Federal Communications Commission (FCC) 
In 1997, she was appointed by President Bill Clinton to the Federal Communications Commission on September 15, 1997. While serving on the FCC, she pushed for broadband deployment to remote areas, served as the chair of the FCC's V-Chip Task Force, fought children's exposure to violence and indecency and supported the so-called E-rate for libraries and schools.

Post-FCC career 
Tristani resigned on September 7, 2001 to run as the Democratic candidate for the 2002 United States Senate election in New Mexico.
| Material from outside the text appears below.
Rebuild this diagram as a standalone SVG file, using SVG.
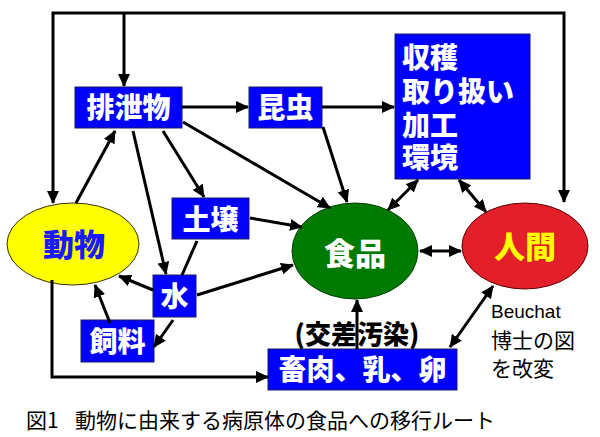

Tristani was defeated by incumbent Republican Pete Domenici, and subsequently returned to private practice. 

Tristani was mentioned as a possible candidate in the 2006 Senate election in the event of a retirement by Democrat Jeff Bingaman, but Bingaman ultimately ran for reelection.

She later worked as of counsel to Spiegel & McDiarmid LLP, a law firm based in Washington, D.C. From 2017 to 2019, Tristani was a senior policy advisor to the National Hispanic Media Coalition.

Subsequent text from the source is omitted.